ANKARA: Turkey opposes independence for a Kurdish state in northern Iraq and wants a unity government in Baghdad to counter the threat by Islamist Sunni rebels who have seized large swath of territory in recent weeks, Turkish officials said.
Iraqi Kurds have benefited from the recent turmoil sweeping the country by occupying territory abandoned by government forces fleeing the advance of Sunni fighters led by the Islamic State in Iraq and Greater Syria (ISIS), which took Iraq's second city Mosul earlier this month.
Turkey has good relations with the semi-autonomous Kurdish Regional Government in Iraq but would not support moves to push for independence from Baghdad, a Turkish government official said in response to questions from Reuters Monday.
"Turkey's position is for the territorial integrity and political unity of Iraq, that's it," the official said anonymously, in order to speak more freely.
"(We) are not in favor of any independence that would be detrimental to that unity. Nothing like that could be discussed," the official stated, adding that Ankara is backing calls for the creation of a consensus or unity government to represent the interests of all Iraqis.
There has been mounting speculation over the past few weeks that Ankara's poor relations with the central Shiite-led government of Iraqi Prime Minister Nouri al-Maliki could lead to Turkey accepting or supporting a Kurdish breakaway from Baghdad.
Comments in the Financial Times Saturday by Huseyin Celik, a spokesman for Turkey's ruling AK Party, have been interpreted as suggesting Ankara would tolerate an independent Kurdish state if Iraq were to fall apart.
"If Iraq is divided and it is inevitable, they are our brothers... Unfortunately the situation in Iraq is not good, and it looks like it is going to be divided," Celik was quoted as saying.
However another Turkish official at the prime minister's office last week appeared to pour cold water on the idea, telling Reuters that "the integrity of Iraq is very important to Turkey."
Turkey has in the past been cool to efforts for greater autonomy for Iraqi Kurdistan for fear of stirring up separatist feelings among its own Kurds, who fought a decades-long insurgency in which an estimated 40,000 people were killed.
Peace talks led to a cease-fire in that conflict last year.
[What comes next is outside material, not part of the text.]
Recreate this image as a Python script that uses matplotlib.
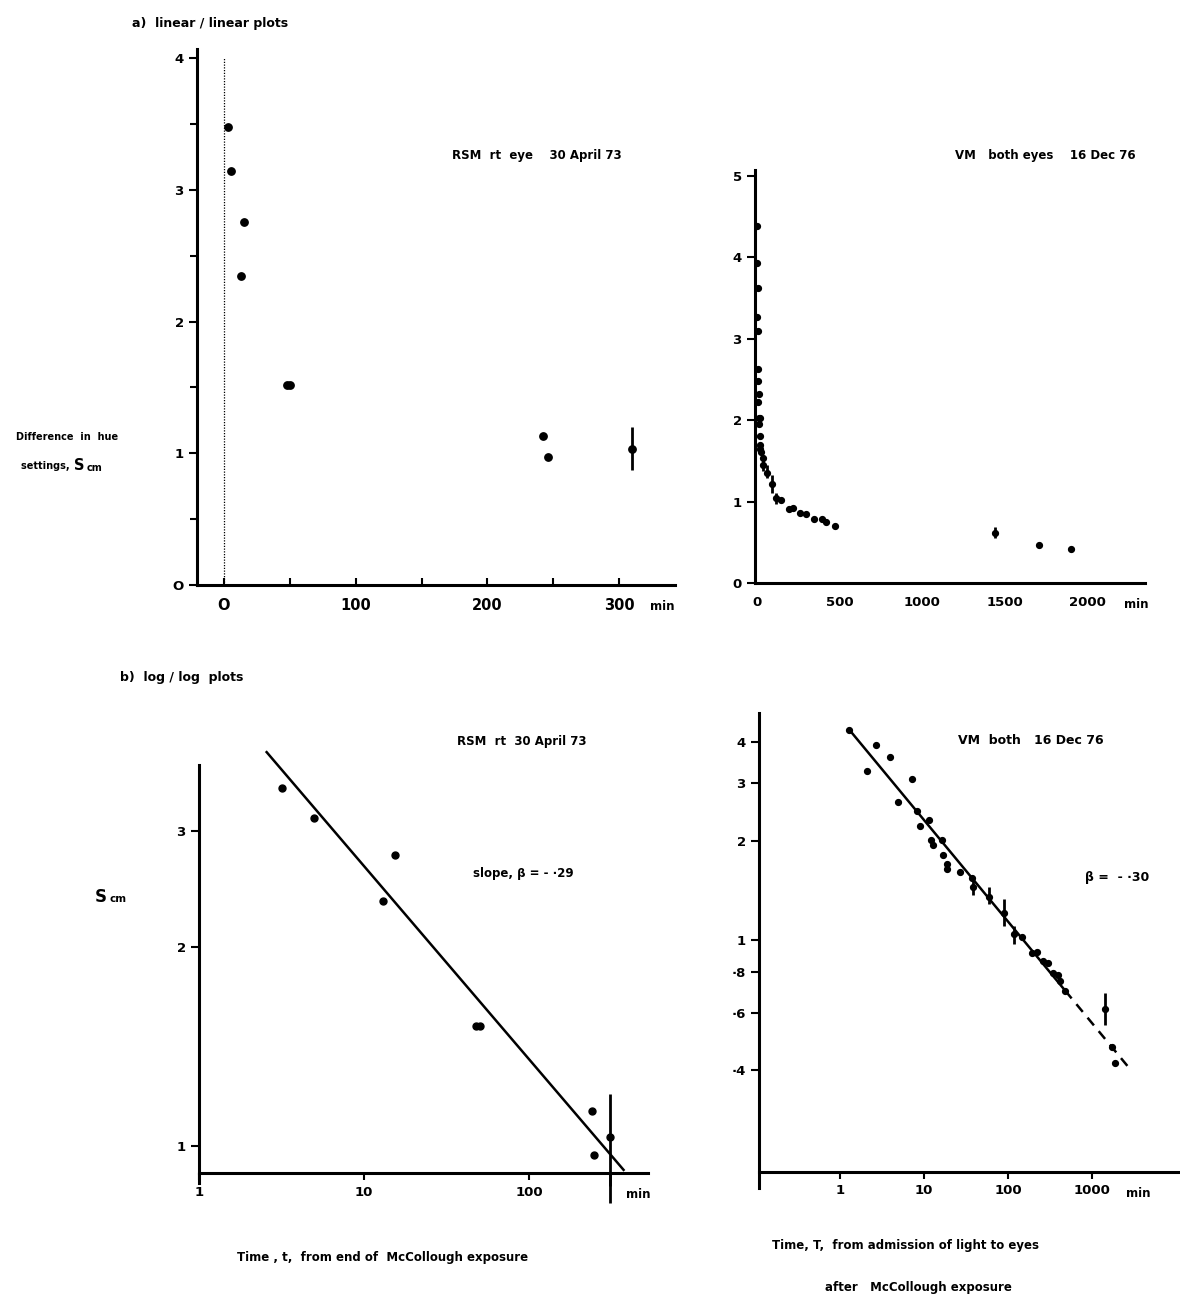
import matplotlib
matplotlib.use("Agg")
import matplotlib.pyplot as plt
import matplotlib.ticker as ticker

plt.rcParams['font.family'] = ['DejaVu Sans']
plt.rcParams['font.weight'] = 'bold'

# RSM, right eye, 30 April 73 (t = minutes from end of exposure)
rsm_t = [3.2, 5, 13, 15.5, 47.5, 50.5, 242, 246, 310]
rsm_S = [3.48, 3.14, 2.35, 2.76, 1.52, 1.52, 1.13, 0.97, 1.03]
rsm_bar_t = [310]
rsm_bar_lo = [0.87]
rsm_bar_hi = [1.20]
rsm_fit_t = [2.57, 374]
rsm_fit_S = [3.95, 0.92]

# VM, both eyes, 16 Dec 76 (T = minutes from admission of light)
vm_T = [1.28, 2.1, 2.7, 3.9, 4.9, 7.2, 8.2, 8.9, 11.3, 12.0, 12.8, 16.2, 16.7,
        18.6, 18.8, 26.6, 37, 38.5, 59, 90, 117, 148, 191, 221, 261, 299, 343,
        394, 420, 473, 1440, 1710, 1900]
vm_S = [4.38, 3.27, 3.93, 3.62, 2.63, 3.09, 2.48, 2.22, 2.32, 2.02, 1.95, 2.02,
        1.81, 1.70, 1.64, 1.61, 1.54, 1.45, 1.35, 1.21, 1.04, 1.02, 0.91, 0.92,
        0.86, 0.85, 0.79, 0.78, 0.75, 0.70, 0.615, 0.47, 0.42]
vm_bar_T = [38.5, 59, 90, 117, 1440]
vm_bar_lo = [1.37, 1.29, 1.10, 0.97, 0.55]
vm_bar_hi = [1.52, 1.45, 1.33, 1.10, 0.69]
vm_fit_T = [1.28, 480]
vm_fit_S = [4.38, 0.70]
vm_ext_T = [480, 2700]
vm_ext_S = [0.70, 0.41]

W, H = 1180, 1297
fig = plt.figure(figsize=(W / 100, H / 100), dpi=100)


def px_axes(l, t, r, b):
    return fig.add_axes([l / W, 1 - b / H, (r - l) / W, (b - t) / H])


def ftext(x, y, s, size=8.5, ha='left'):
    fig.text(x / W, 1 - y / H, s, fontsize=size, ha=ha, va='center',
             fontweight='bold')


def style(ax):
    for side in ['top', 'right']:
        ax.spines[side].set_visible(False)
    for side in ['left', 'bottom']:
        ax.spines[side].set_linewidth(2.2)
    ax.set_facecolor('none')
    ax.tick_params(which='both', width=1.5, labelsize=9.5)
    ax.tick_params(axis='y', which='major', length=6, direction='out')
    ax.tick_params(axis='y', which='minor', length=5, direction='out')
    ax.tick_params(axis='x', which='both', length=5, direction='in', pad=9)


def min_label(ax, x):
    ax.annotate('min', xy=(x, 0), xycoords=('data', 'axes fraction'),
                xytext=(0, -11), textcoords='offset points', ha='center',
                va='top', fontsize=8.5, fontweight='bold')


# a) linear / linear, RSM
ax = px_axes(197, 49, 675, 585)
style(ax)
ax.set_xlim(-20.5, 342.5)
ax.set_ylim(0, 4.07)
ax.axvline(0, ymax=4.0 / 4.07, color='black', lw=0.9, ls=(0, (1, 1.2)))
ax.plot(rsm_t, rsm_S, 'o', color='black', ms=5.3)
ax.vlines(rsm_bar_t, rsm_bar_lo, rsm_bar_hi, color='black', lw=2)
ax.set_xticks([0, 100, 200, 300])
ax.xaxis.set_minor_locator(ticker.FixedLocator([50, 150, 250]))
ax.set_yticks([0, 1, 2, 3, 4])
ax.yaxis.set_minor_locator(ticker.FixedLocator([0.5, 1.5, 2.5, 3.5]))
ax.set_xticklabels(['O', '100', '200', '300'], fontsize=10.5)
ax.set_yticklabels(['O', '1', '2', '3', '4'])
min_label(ax, 333)

# a) linear / linear, VM
ax = px_axes(755, 170, 1145, 583)
style(ax)
ax.set_xlim(-12, 2351)
ax.set_ylim(0, 5.07)
ax.plot(vm_T, vm_S, 'o', color='black', ms=4.2)
ax.vlines(vm_bar_T, vm_bar_lo, vm_bar_hi, color='black', lw=2)
ax.set_xticks([0, 500, 1000, 1500, 2000])
ax.set_yticks([0, 1, 2, 3, 4, 5])
ax.tick_params(axis='x', length=0)
min_label(ax, 2300)

# b) log / log, RSM
ax = px_axes(199, 758, 648, 1173)
style(ax)
ax.set_xscale('log')
ax.set_yscale('log')
ax.set_xlim(1, 526)
ax.set_ylim(0.91, 3.87)
ax.spines['left'].set_bounds(0.88, 3.78)
ax.plot(rsm_t, rsm_S, 'o', color='black', ms=5)
ax.plot(rsm_fit_t, rsm_fit_S, '-', color='black', lw=1.8, clip_on=False)
ax.vlines(rsm_bar_t, rsm_bar_lo, rsm_bar_hi, color='black', lw=2,
          clip_on=False)
ax.vlines(rsm_bar_t, 0.82, 0.91, color='black', lw=2, clip_on=False)
ax.xaxis.set_minor_locator(ticker.NullLocator())
ax.yaxis.set_minor_locator(ticker.NullLocator())
ax.set_xticks([1, 10, 100])
ax.set_xticklabels(['1', '10', '100'])
ax.set_yticks([1, 2, 3])
ax.set_yticklabels(['1', '2', '3'])
ax.tick_params(axis='x', direction='out', length=5, pad=4)
min_label(ax, 457)

# b) log / log, VM
ax = px_axes(759, 713, 1180, 1172)
style(ax)
ax.set_xscale('log')
ax.set_yscale('log')
ax.set_xlim(0.108, 11170)
ax.set_ylim(0.196, 4.92)
ax.spines['left'].set_bounds(0.175, 4.92)
ax.plot(vm_T, vm_S, 'o', color='black', ms=4.2)
ax.vlines(vm_bar_T, vm_bar_lo, vm_bar_hi, color='black', lw=2)
ax.plot(vm_fit_T, vm_fit_S, '-', color='black', lw=1.8)
ax.plot(vm_ext_T, vm_ext_S, '--', color='black', lw=1.8, dashes=(4, 3))
ax.xaxis.set_minor_locator(ticker.NullLocator())
ax.yaxis.set_minor_locator(ticker.NullLocator())
ax.set_xticks([1, 10, 100, 1000])
ax.set_xticklabels(['1', '10', '100', '1000'])
ax.set_yticks([0.4, 0.6, 0.8, 1, 2, 3, 4])
ax.set_yticklabels(['\u00b74', '\u00b76', '\u00b78', '1', '2', '3', '4'])
ax.tick_params(axis='x', direction='out', length=5, pad=4)
min_label(ax, 3540)

# annotations
ftext(132, 23, 'a)  linear / linear plots', size=9)
ftext(120, 678, 'b)  log / log  plots', size=9)
ftext(537, 155, 'RSM  rt  eye    30 April 73', ha='center')
ftext(1045, 155, 'VM   both eyes    16 Dec 76', ha='center')
ftext(67, 437, 'Difference  in  hue', size=7, ha='center')
ftext(73, 466, 'settings, ', size=7, ha='right')
ftext(74, 465, 'S', size=10.5)
ftext(87, 468, 'cm', size=7)
ftext(95, 897, 'S', size=12)
ftext(109, 899, 'cm', size=7.5)
ftext(522, 742, 'RSM  rt  30 April 73', ha='center')
ftext(473, 873, 'slope, \u03b2 = - \u00b729', size=8.5)
ftext(958, 740, 'VM  both   16 Dec 76', size=9)
ftext(1085, 877, '\u03b2 =  - \u00b730', size=9)
ftext(383, 1258, 'Time , t,  from end of  McCollough exposure', size=8.5, ha='center')
ftext(905, 1245, 'Time, T,  from admission of light to eyes', size=8.5, ha='center')
ftext(918, 1288, 'after   McCollough exposure', size=8.5, ha='center')

fig.savefig('out.png', dpi=100, facecolor='white')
This year, Turkey allowed Iraqi Kurds to pipe oil to export for the first time, pumping it to a Turkish port over Baghdad's objections.
The first tankers of Kurdish oil were bought in recent weeks by Israel, whose Prime Minister Benjamin Netanyahu voiced support for Kurdish statehood Sunday, taking a position that appeared to clash with the U.S. preference to keep Iraq united.
The Kurds have seized on the recent sectarian chaos in Iraq to expand their autonomous northern territory to include Kirkuk, a city they consider their ancestral capital, perched on vast oil deposits that could support an independent state.
Kurdish officials say that the ISIS advance has transformed Iraq, requiring a renegotiation of the settlement in place since the fall of Saddam Hussein in 2003, under which they rule themselves but remain within Iraq in return for a fixed percentage of its overall oil revenue.
Iraq's five million Kurds have ethnic compatriots in Iran, Syria and Turkey, and have so far hesitated to declare full independence, in part to avoid angering neighboring countries.
Turkey has in recent years pursued deeper ties with Iraqi Kurds, partnering up in the exploration and production of oil fields in Iraqi Kurdistan and signing multi-billion dollar oil and gas deals last November.